Some could easily dismiss the by-election win as a Richard Martel win, and they wouldn't be wrong.  At the launch of a popular local bike race, voters were flocking towards Martel for selfies, while Scheer was in a supporting role.  Meanwhile, voters were also flocking towards Trudeau, while Liberal candidate Lina Boivin was awkwardly standing by.  It was Martel vs Trudeau, and Martel won.

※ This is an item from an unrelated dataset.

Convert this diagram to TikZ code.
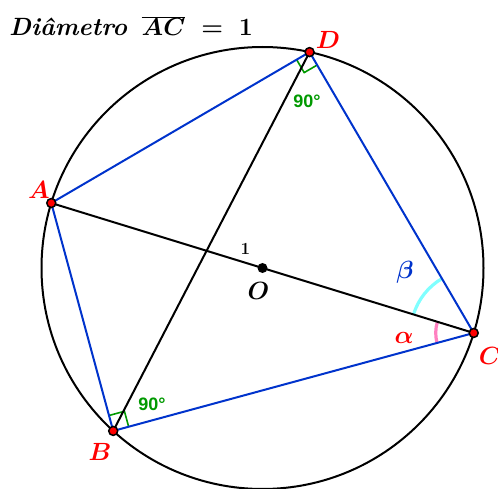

But then again, it is the Conservatives that were able to attract him, thanks partly to a charm offensive that Andrew Scheer launched in the last few months, going after soft-nationalist and disillusioned separatist voters.  The message is resonating to a certain extent.  The Tories are up in the polls in Quebec, yesterday's win will motivate the troops and allow the party to recruit other star candidates showcasing Martel's victory as bait.

After having lost the next-door riding of Lac-St-Jean to the Liberals 8 months ago, a riding Denis Lebel had won numerous times for the Conservatives, yesterday's win was payback time.  For the very first time since 2015, Trudeau's Liberals have to add a loss to their seat count.  There is a crack in the shiny armour, which should have all the opposition parties rejoicing.

But only the Conservatives are actually happy.